Fair to Middling for Manufacturing, Good News for the Services Sectors
Manufacturing fell to 52.4%, missing the consensus range of 54%-55.5% and the consensus point of 54.6%. Economists had predicted a rise in the index of 0.5 but got slack results in all the sub-indexes with new orders down 2.7, production down 0.4, employment down 1.1, supplier deliveries down 4.6, and inventories at break even. But according to Econoday, "February's rates are respectable and not that much different than January's." The most dramatic increase in the sub-indexes were found in prices, rising +6% to 61.5%. So the only good news was that the exports index was up +4.5% to 59.5%.
Non-Manufacturing ISM Report showed greater strength with the headline index rising 0.5% to 57.3% which was well above the consensus of 56% and on the high side of the consensus range of 54.5%-58%. Econoday's summary was a little more reasonable claiming that this report was "very positive." Although employment was down -1.7% to the still good level of 55.7% and supplier deliveries was down 1.5% to 49.5%, business activity jumped 3.1% to 62.6% and new orders continued its strong upward trend since October 2011 (52.4%) with an increase of +1.8% to 61.2%.
Déjà vu on prices and inflation concerns
Even though the manufacturing report showed weakness across the board, the price index and the number of commodities with rising prices did not subside last month.
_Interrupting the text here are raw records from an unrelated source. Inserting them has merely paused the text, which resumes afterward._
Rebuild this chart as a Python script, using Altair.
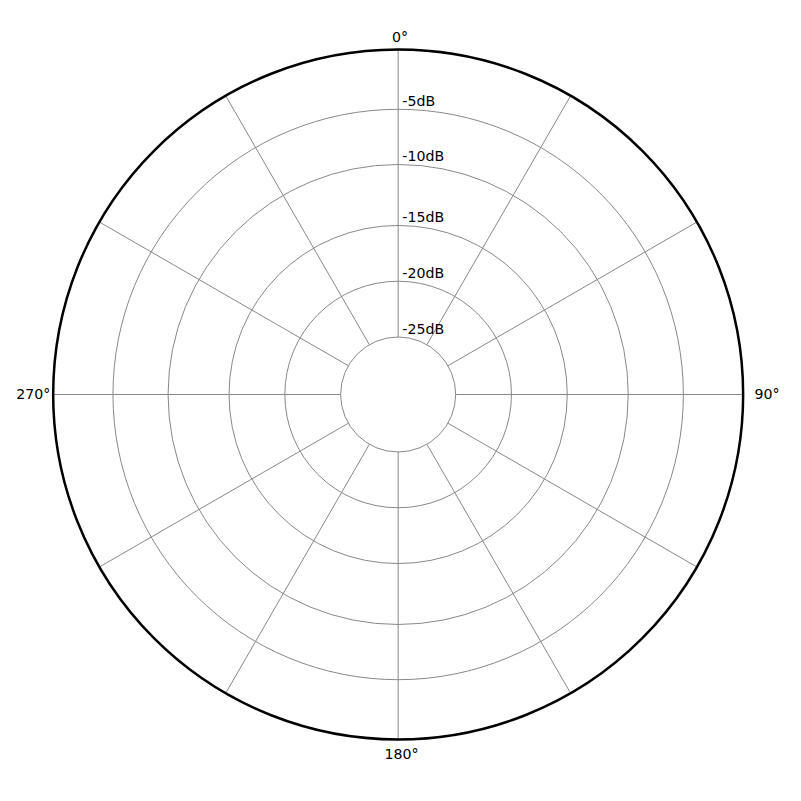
import math
import altair as alt
import pandas as pd

# ---- chart values ----
R_MIN = -30          # dB at the centre
R_MAX = 0            # dB at the outer ring
ring_db = [-25, -20.15, -15.3, -10, -5.2]
ring_labels = ["-25dB", "-20dB", "-15dB", "-10dB", "-5dB"]
spoke_deg = [0, 30, 60, 90, 120, 150, 180, 210, 240, 270, 300, 330]
angle_deg = [0, 90, 180, 270]
angle_labels = ["0°", "90°", "180°", "270°"]

SIZE = 692
FONT = "DejaVu Sans"
FS = 14.2
GRID = "#888888"
SPAN = R_MAX - R_MIN
INNER = ring_db[0] - R_MIN

xs = alt.Scale(domain=[-SPAN, SPAN], nice=False, zero=False)
rs = alt.Scale(type="linear", domain=[R_MIN, R_MAX], range=[0, SIZE / 2], zero=False)

rings = alt.Chart(pd.DataFrame({"db": ring_db})).mark_arc(
    filled=False, stroke=GRID, strokeWidth=1, theta=0, theta2=2 * math.pi
).encode(
    x=alt.value(SIZE / 2), y=alt.value(SIZE / 2),
    radius=alt.Radius("db:Q", scale=rs, stack=False),
)

spokes = alt.Chart(pd.DataFrame({"deg": spoke_deg})).transform_calculate(
    xa=f"{INNER} * sin(datum.deg * PI / 180)",
    ya=f"{INNER} * cos(datum.deg * PI / 180)",
    xb=f"{SPAN} * sin(datum.deg * PI / 180)",
    yb=f"{SPAN} * cos(datum.deg * PI / 180)",
).mark_rule(color=GRID, strokeWidth=1).encode(
    x=alt.X("xa:Q", scale=xs, axis=None),
    y=alt.Y("ya:Q", scale=xs, axis=None),
    x2="xb:Q", y2="yb:Q",
)

outer = alt.Chart(pd.DataFrame({"db": [R_MAX]})).mark_arc(
    filled=False, stroke="black", strokeWidth=2.5, theta=0, theta2=2 * math.pi
).encode(
    x=alt.value(SIZE / 2), y=alt.value(SIZE / 2),
    radius=alt.Radius("db:Q", scale=rs, stack=False),
)

db_text = alt.Chart(pd.DataFrame({"db": ring_db, "label": ring_labels})).transform_calculate(
    x0="0", r=f"datum.db - ({R_MIN})"
).mark_text(
    align="left", baseline="alphabetic", dx=4.2, dy=-3.3, font=FONT, fontSize=FS, color="black"
).encode(
    x=alt.X("x0:Q", scale=xs, axis=None),
    y=alt.Y("r:Q", scale=xs, axis=None),
    text="label:N",
)

angle_df = pd.DataFrame({"deg": angle_deg, "label": angle_labels})
label_style = {
    0: dict(align="center", dx=2, dy=-7.8),
    90: dict(align="left", dx=11.5, dy=4.5),
    180: dict(align="center", dx=3.5, dy=19.3),
    270: dict(align="right", dx=-2.8, dy=4.5),
}
angle_layers = []
for d in angle_deg:
    st = label_style[d]
    angle_layers.append(
        alt.Chart(angle_df).transform_filter(f"datum.deg == {d}").transform_calculate(
            xa=f"{SPAN} * sin(datum.deg * PI / 180)",
            ya=f"{SPAN} * cos(datum.deg * PI / 180)",
        ).mark_text(
            baseline="alphabetic", font=FONT, fontSize=FS, color="black", **st
        ).encode(
            x=alt.X("xa:Q", scale=xs, axis=None),
            y=alt.Y("ya:Q", scale=xs, axis=None),
            text="label:N",
        )
    )

chart = alt.layer(rings, spokes, outer, db_text, *angle_layers).properties(
    width=SIZE, height=SIZE,
    autosize=alt.AutoSizeParams(type="none"),
    padding={"left": 45.3, "top": 40.5, "right": 50, "bottom": 40},
).configure_view(strokeWidth=0)

chart.save("out.html", embed_options={"renderer": "svg", "actions": False})
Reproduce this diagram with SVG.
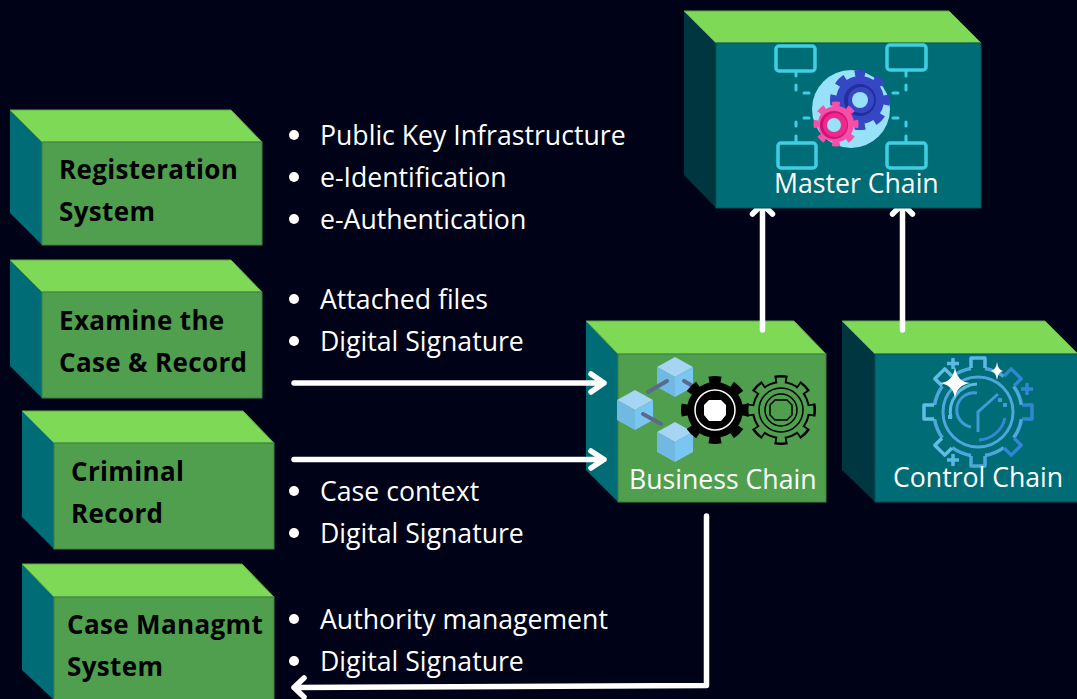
<svg xmlns="http://www.w3.org/2000/svg" xmlns:xlink="http://www.w3.org/1999/xlink" width="1077" height="699" viewBox="0 0 1077 699">
<style>
text{font-family:"Open Sans","Liberation Sans",sans-serif}
.top{fill:#7ed957;stroke:#5fa84a;stroke-width:1}
.side{fill:#006c75}
.dark{fill:#00363f}
.fg{fill:#4f9f4f;stroke:#3f8045;stroke-width:1}
.ft{fill:#006c75;stroke:#00525a;stroke-width:1}
.lab{font-size:26px;font-weight:700;fill:#000;letter-spacing:.35px}
.li{font-size:26.65px;fill:#fff}
.cap{font-size:26.65px;fill:#fff}
.bul{fill:#fff}
.arr{fill:none;stroke:#fff;stroke-width:5.500;stroke-linecap:round;stroke-linejoin:round}
.nd{fill:none;stroke:#3fcfe4;stroke-width:3.500}
.ds{fill:none;stroke:#3fcfe4;stroke-width:3;stroke-linecap:round}
.lk{fill:none;stroke:#5b6a8c;stroke-width:4;stroke-linecap:round}
</style>
<defs>
<g id="cube">
<polygon points="0,-20 18,-10 0,0 -18,-10" fill="#a5d5f3"/>
<polygon points="-18,-10 0,0 0,20 -18,10" fill="#71b9e3"/>
<polygon points="18,-10 0,0 0,20 18,10" fill="#79c6f2"/>
</g>
<path id="tooth" d="M-7,-44V-54H7V-44" fill="none" stroke-width="3.5" stroke-linejoin="round"/>
</defs>
<rect width="1077" height="699" fill="#000217"/>

<g id="registration">
<polygon class="side" points="10,110 42,142 42,245 10,213"/>
<polygon class="top" points="10,110 231,110 262,142 42,142"/>
<rect class="fg" x="42" y="142" width="220" height="103"/>
<text class="lab" x="59" y="179">Registeration</text>
<text class="lab" x="59" y="221">System</text>
</g>
<g id="examine">
<polygon class="side" points="10,260 42,292 42,398 10,366"/>
<polygon class="top" points="10,260 231,260 262,292 42,292"/>
<rect class="fg" x="42" y="292" width="220" height="106"/>
<text class="lab" x="59" y="330">Examine the</text>
<text class="lab" x="59" y="372">Case &amp; Record</text>
</g>
<g id="criminal">
<polygon class="side" points="22,411 54,443 54,549 22,517"/>
<polygon class="top" points="22,411 243,411 274,443 54,443"/>
<rect class="fg" x="54" y="443" width="220" height="106"/>
<text class="lab" x="71" y="481">Criminal</text>
<text class="lab" x="71" y="523">Record</text>
</g>
<g id="case-management">
<polygon class="side" points="22,564 54,597 54,700 22,670"/>
<polygon class="top" points="22,564 242,564 274,597 54,597"/>
<rect class="fg" x="54" y="597" width="220" height="106"/>
<text class="lab" x="67" y="634">Case Managmt</text>
<text class="lab" x="67" y="676">System</text>
</g>

<g id="lists">
<circle class="bul" cx="294" cy="135" r="5"/><text class="li" x="320" y="145">Public Key Infrastructure</text>
<circle class="bul" cx="294" cy="177" r="5"/><text class="li" x="320" y="187">e-Identification</text>
<circle class="bul" cx="294" cy="219" r="5"/><text class="li" x="320" y="229">e-Authentication</text>
<circle class="bul" cx="294" cy="299" r="5"/><text class="li" x="320" y="309">Attached files</text>
<circle class="bul" cx="294" cy="341" r="5"/><text class="li" x="320" y="351">Digital Signature</text>
<circle class="bul" cx="294" cy="491" r="5"/><text class="li" x="320" y="501">Case context</text>
<circle class="bul" cx="294" cy="533" r="5"/><text class="li" x="320" y="543">Digital Signature</text>
<circle class="bul" cx="294" cy="619" r="5"/><text class="li" x="320" y="629">Authority management</text>
<circle class="bul" cx="294" cy="661" r="5"/><text class="li" x="320" y="671">Digital Signature</text>
</g>

<g id="business-chain">
<polygon class="side" points="586,321 618,354 618,502 586,470"/>
<polygon class="top" points="586,321 794,321 826,354 618,354"/>
<rect class="fg" x="618" y="354" width="208" height="148"/>
<use xlink:href="#cube" href="#cube" x="675" y="377"/>
<use xlink:href="#cube" href="#cube" x="635" y="410"/>
<use xlink:href="#cube" href="#cube" x="675" y="442"/>
<path class="lk" d="M648,392L667,381M684,381L698,389M643,414L661,424"/>
<circle cx="715" cy="410" r="28" fill="#000"/>
<circle cx="715" cy="410" r="29" fill="none" stroke="#000" stroke-width="10" pathLength="80" stroke-dasharray="5 5" stroke-dashoffset="2.500"/>
<circle cx="715" cy="410" r="20" fill="none" stroke="#fff" stroke-width="1.500"/>
<polygon points="709,400 721,400 726,405 726,415 721,421 709,421 704,415 704,405" fill="#fff"/>
<circle cx="781" cy="410" r="29" fill="#000"/>
<circle cx="781" cy="410" r="30" fill="none" stroke="#000" stroke-width="10" pathLength="80" stroke-dasharray="5 5" stroke-dashoffset="2.500"/>
<circle cx="781" cy="410" r="27" fill="#4f9f4f"/>
<circle cx="781" cy="410" r="29" fill="none" stroke="#4f9f4f" stroke-width="7" pathLength="80" stroke-dasharray="3.500 6.500" stroke-dashoffset="1.750"/>
<circle cx="781" cy="410" r="22" fill="none" stroke="#000" stroke-width="1.500"/>
<circle cx="781" cy="410" r="16" fill="none" stroke="#000" stroke-width="1.500"/>
<polygon points="775,400 787,400 792,405 792,415 787,420 775,420 770,415 770,405" fill="none" stroke="#000" stroke-width="1.500"/>
<text class="cap" x="629" y="489">Business Chain</text>
</g>

<g id="control-chain">
<polygon class="dark" points="842,321 875,354 875,502 842,470"/>
<polygon class="top" points="842,321 1045,321 1078,354 875,354"/>
<rect class="ft" x="875" y="354" width="203" height="148"/>
<g transform="translate(978 412)" stroke="#4da7dc">
<circle r="44" fill="none" stroke-width="3.500" pathLength="360" stroke-dasharray="26.8 18.2" stroke-dashoffset="-9.100"/>
<use xlink:href="#tooth" href="#tooth" stroke="#5cb8e4"/>
<use xlink:href="#tooth" href="#tooth" transform="rotate(45)" stroke="#2f86d2"/>
<use xlink:href="#tooth" href="#tooth" transform="rotate(90)" stroke="#2f86d2"/>
<use xlink:href="#tooth" href="#tooth" transform="rotate(135)" stroke="#2f86d2"/>
<use xlink:href="#tooth" href="#tooth" transform="rotate(180)" stroke="#4da7dc"/>
<use xlink:href="#tooth" href="#tooth" transform="rotate(225)" stroke="#62bde6"/>
<use xlink:href="#tooth" href="#tooth" transform="rotate(270)" stroke="#62bde6"/>
<use xlink:href="#tooth" href="#tooth" transform="rotate(315)" stroke="#62bde6"/>
<circle r="35" fill="none" stroke-width="3"/>
<path d="M-27,6A28,28 0 0 1 -1,-28" fill="none" stroke="#5cb8e4" stroke-width="3"/>
<path d="M-7,15A17,17 0 0 1 -1,-19" fill="none" stroke="#3f9ad8" stroke-width="3"/>
<path d="M0,20V0L20,-18" fill="none" stroke="#3f9ad8" stroke-width="3"/>
<path d="M1,28A28,28 0 0 0 27,6" fill="none" stroke="#3388d4" stroke-width="3"/>
<rect x="20" y="-14" width="4" height="4" fill="#3f9ad8" stroke="none"/>
<rect x="25" y="-9" width="4" height="4" fill="#3f9ad8" stroke="none"/>
<rect x="-30" y="3" width="4" height="4" fill="#5cb8e4" stroke="none"/>
</g>
<path d="M953,358V369M947,363.500H959" stroke="#5cb8e4" stroke-width="3.500" fill="none"/>
<path d="M1027,383V395M1021,389H1033" stroke="#2f86d2" stroke-width="3.500" fill="none"/>
<path d="M953,454V466M947,460H959" stroke="#5cb8e4" stroke-width="3.500" fill="none"/>
<path d="M955,367Q957,382 970,383Q957,385 955,398Q953,385 940,383Q953,382 955,367Z" fill="#fff"/>
<path d="M997,362Q998,370 1003,371Q998,372 997,380Q996,372 991,371Q996,370 997,362Z" fill="#fff"/>
<text class="cap" x="893" y="487">Control Chain</text>
</g>

<g id="connectors">
<path class="arr" d="M294,383H604M591,374L604,383L591,392"/>
<path class="arr" d="M294,459.500H604M591,451L604,459.500L591,468"/>
<path class="arr" d="M762.500,330V205M752.500,214L762.500,204L772.500,214"/>
<path class="arr" d="M902.500,330V205M892.500,214L902.500,204L912.500,214"/>
<path class="arr" d="M706.500,516V685.500L294,687.500M304,678L294,687.500L304,697"/>
</g>

<g id="master-chain">
<polygon class="dark" points="684,11 716,43 716,208 684,175"/>
<polygon class="top" points="684,11 949,11 981,43 716,43"/>
<rect class="ft" x="716" y="43" width="265" height="165"/>
<rect class="nd" x="776" y="46" width="39" height="25" rx="3"/>
<rect class="nd" x="887" y="45" width="39" height="25" rx="3"/>
<rect class="nd" x="778" y="143" width="38" height="25" rx="3"/>
<rect class="nd" x="887" y="143" width="39" height="25" rx="3"/>
<path class="ds" d="M796,72V76M796,85V90M804,93H809M804,118H809M796,122V126M796,136V142M906,71V76M906,85V90M893,93H898M893,118H898M906,122V126M906,136V142"/>
<circle cx="851" cy="109" r="39" fill="#97e2f8"/>
<circle cx="860" cy="100" r="24" fill="#3547c4"/>
<circle cx="860" cy="100" r="26.500" fill="none" stroke="#3547c4" stroke-width="7" pathLength="80" stroke-dasharray="5 5" stroke-dashoffset="2.500"/>
<circle cx="860" cy="100" r="16" fill="#22309a"/>
<circle cx="861" cy="100" r="13" fill="#3547c4"/>
<circle cx="860" cy="100" r="8" fill="#97e2f8"/>
<circle cx="836" cy="124" r="18" fill="#f54fa8"/>
<circle cx="836" cy="124" r="20" fill="none" stroke="#f54fa8" stroke-width="5" pathLength="80" stroke-dasharray="5 5" stroke-dashoffset="2.500"/>
<circle cx="834" cy="125" r="14" fill="#d0107a"/>
<circle cx="835" cy="125" r="12" fill="#ec2a8e"/>
<circle cx="834" cy="125" r="7" fill="#97e2f8"/>
<text class="cap" x="774" y="193">Master Chain</text>
</g>
</svg>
Below is a chart of the price indexes for both manufacturing and non-manufacturing from the Federal Reserve which shows a five-month trend upward for both sectors.
(Click charts to expand)
The following two charts also show recent upward trends from both reports for both total number of commodities rising in prices and multi-month commodities. It is not nearly as dire as the spring of 2011. These indexes are not seasonally adjusted so we can expect this recent trend to continue up.